RED FLAG: If you get an email that seems threatening or alarming, and is demanding you to click a link or provide personal information immediately to avoid repercussions, it’s probably a phishing attempt.
- Be Wary of Classified Ads: Remember, if it seems too good to be true, chances are … it is. Just read the reviews in a famous company’s “marketplace.” Many report paying and not receiving their goods and services. In the attempt to lure potential victims, criminals will post classified ads for products, but the scammer/seller has no intention of sending the product. They just want your financial data for skimming. Similarly, don’t buy second-hand gift cards. Some will sell you the card that you just verified the balance on, and then use the funds on the card as you drive away.
RED FLAG: If you’re purchasing from a local marketplace or swap group and the seller insists on an online payment before you meet up to take delivery, it’s a scam. They’ll gladly take your money and leave you hanging.
Holiday Cyber Shopping To-Do List
During this especially chaotic time, it is imperative you stay cyber safe and aware! We’ve told you what to avoid. Now here are some proactive steps to help keep you safer while you navigate the world of cyber shopping.
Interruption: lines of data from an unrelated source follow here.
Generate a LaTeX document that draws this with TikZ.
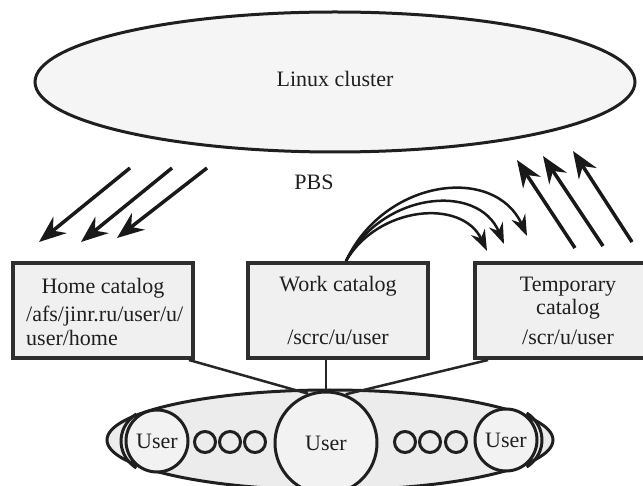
\documentclass[tikz,border=0pt]{standalone}
\usepackage{fontspec}
\setmainfont{Liberation Serif}
\usetikzlibrary{shapes.geometric,arrows.meta}
\begin{document}
\begin{tikzpicture}[x=1pt,y=-1pt,
 lbl/.style={font=\fontsize{22}{26}\selectfont, inner sep=0pt, text=black!88},
 catbox/.style={draw=black!82, line width=4pt, fill=gray!12, inner sep=0pt, minimum height=95pt},
 ellbox/.style={ellipse, draw=black!88, line width=3pt, inner sep=0pt},
 usrnode/.style={circle, draw=black!88, line width=3pt, fill=gray!10, inner sep=0pt, font=\fontsize{22}{26}\selectfont, text=black!88},
 smallring/.style={circle, draw=black!88, line width=3pt, inner sep=0pt, minimum size=21pt},
 bigarrow/.style={line width=3.5pt, draw=black!90, -{Stealth[length=27pt,width=21pt,inset=9pt]}},
 curvarrow/.style={line width=2.5pt, draw=black!90, -{Stealth[length=21pt,width=15pt,inset=7pt]}},
 linkline/.style={line width=2.5pt, draw=black!85}]
\useasboundingbox (0,0) rectangle (643,486);
\clip (0,0) rectangle (643,486);
\fill[white] (0,0) rectangle (643,486);

% top ellipse
\node[ellbox, fill=gray!8, minimum width=600pt, minimum height=140pt] (cluster) at (335,82) {};
\node[lbl, anchor=base] (clustertxt) at (335,87) {Linux cluster};
\node[lbl, anchor=base] (pbs) at (314,190) {PBS};

% catalog boxes
\node[catbox, minimum width=180pt] (home) at (103,310.5) {};
\node[catbox, minimum width=180pt] (work) at (338,310.5) {};
\node[catbox, minimum width=186pt] (temp) at (568,310.5) {};

\node[lbl, anchor=base] (h1) at (103,294) {Home catalog};
\node[lbl, anchor=base west] (h2) at (26,322) {/afs/jinr.ru/user/u/};
\node[lbl, anchor=base west] (h3) at (26,346) {user/home};
\node[lbl, anchor=base] (w1) at (338,292) {Work catalog};
\node[lbl, anchor=base] (w2) at (338,345) {/scrc/u/user};
\node[lbl, anchor=base] (t1) at (568,292) {Temporary};
\node[lbl, anchor=base] (t2) at (568,315) {catalog};
\node[lbl, anchor=base] (t3) at (568,345) {/scr/u/user};

% bottom users ellipse
\node[ellbox, fill=gray!15, minimum width=446pt, minimum height=100pt] (users) at (330,440) {};
\draw[line width=3pt, draw=black!88] (157,441) ++(125:36pt and 33pt) arc[start angle=125, end angle=235, x radius=36pt, y radius=33pt];
\draw[line width=3pt, draw=black!88] (506,440) ++(55:36pt and 33pt) arc[start angle=55, end angle=-55, x radius=36pt, y radius=33pt];
\node[usrnode, minimum size=62pt] (uleft) at (157,441) {User};
\node[usrnode, minimum size=102pt] (ucenter) at (326,443) {User};
\node[usrnode, minimum size=62pt] (uright) at (506,440) {User};
\node[smallring] (d1) at (205,442) {};
\node[smallring] (d2) at (230,442) {};
\node[smallring] (d3) at (255,442) {};
\node[smallring] (d4) at (405,442) {};
\node[smallring] (d5) at (430,442) {};
\node[smallring] (d6) at (456,442) {};

% links boxes -> users
\draw[linkline] ([xshift=-6pt]home.south east) -- (ucenter.110);
\draw[linkline] ([xshift=15pt]temp.south west) -- (ucenter.68);
\draw[linkline] (ucenter.north) -- (ucenter.north |- work.south);

% down arrows (cluster -> home)
\coordinate (a1s) at (130,168); \coordinate (a1e) at (39,242);
\coordinate (a2s) at (172,168); \coordinate (a2e) at (81,242);
\coordinate (a3s) at (207,168); \coordinate (a3e) at (117,238);
\draw[bigarrow] (a1s) -- (a1e);
\draw[bigarrow] (a2s) -- (a2e);
\draw[bigarrow] (a3s) -- (a3e);

% up arrows (temp -> cluster)
\coordinate (b1s) at (575,248); \coordinate (b1e) at (517,160);
\coordinate (b2s) at (603,246); \coordinate (b2e) at (543,156);
\coordinate (b3s) at (632,242); \coordinate (b3e) at (573,151);
\draw[bigarrow] (b1s) -- (b1e);
\draw[bigarrow] (b2s) -- (b2e);
\draw[bigarrow] (b3s) -- (b3e);

% curved arrows work -> temp
\coordinate (ws) at ([xshift=8pt]work.north);
\coordinate (c1e) at (527,236);
\coordinate (c2e) at (504,244);
\coordinate (c3e) at (487,251);
\draw[curvarrow] (ws) .. controls (385,178) and (495,165) .. (c1e);
\draw[curvarrow] (ws) .. controls (382,192) and (478,182) .. (c2e);
\draw[curvarrow] (ws) .. controls (378,206) and (462,198) .. (c3e);
\end{tikzpicture}
\end{document}
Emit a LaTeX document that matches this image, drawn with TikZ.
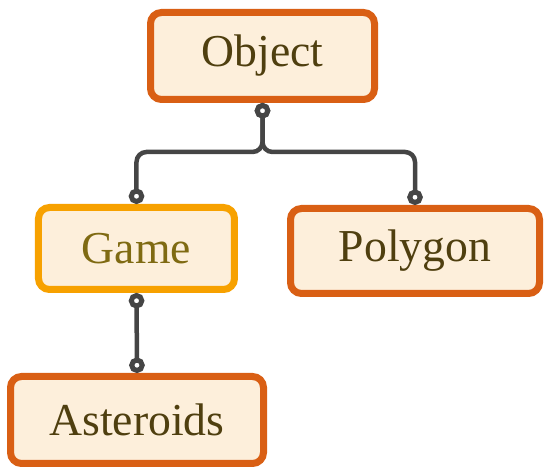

- Stick to known sites and vendors: If you see something on an ad that you like, go search for it through a trusted online source.
- Use strong passwords: Use a password vault so that you can make strong passwords and change them often.
- Don’t let your browser store your credit card: It might seem convenient to not have to enter your card number every time, but storing credit cards through your browser is not considered to be a best practice.
- Use online payment brokers: Sites like PayPal, Venmo, and others adhere to strict payment card compliance standards that smaller vendors might not be following.
- Check the terms of service: Don’t give your personal information—and especially don’t give your credit card information—to a site that has questionable terms of service around data privacy.